Architects: Messana O’Rorke
Location: New York City, New York, USA
Design Partners: Brian Messana and Toby O’Rorke
Design Team: Christopher Courtney
Lighting Designer: Zerolux
Mechanical Engineer: M.A. Rubiano
Photographs: Elizabeth Felicella
An unforgiving block in the Far East of the East Village provided the location for a unique living space for an alternative couple and their collection of art and contemporary furniture. The harsh streetscape of public housing and a neighboring tenement squat, melt into oblivion upon passing through two large steel doors into the new apartment, where another architecture has been established.
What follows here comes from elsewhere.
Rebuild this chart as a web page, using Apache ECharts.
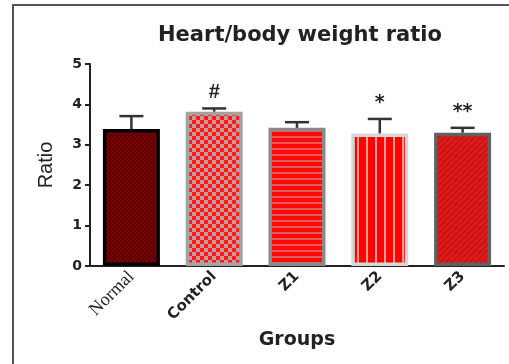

Needless to say the original storefront space had nothing to recommend it, with the exception of scale. The twelve-foot ceilings, steel columns and thick wooden beams, were the only features. From the outset the intension was to crate an abstract space with its own urban form; blocks of program divide the living spaces in the same way that buildings define a city. A wall of opaque plastic simulates sunshine opposite the entry hall. The kitchen is unperceived in a white lacquer and stainless steel orthogonal form. Passing through a square arch one arrives into a large open space, with a high-level slot window, which provides views of the sky to the south.
A fifty-foot linear light fixture runs the length of the space, passing from the large gallery type space through a narrow gap between enclosed spaces into another space beyond. Each area is defined by architecture, but function is abstracted, hidden and obscured. A sofa, a table, or a bed, becomes the only elements that describe the domestic function of each space.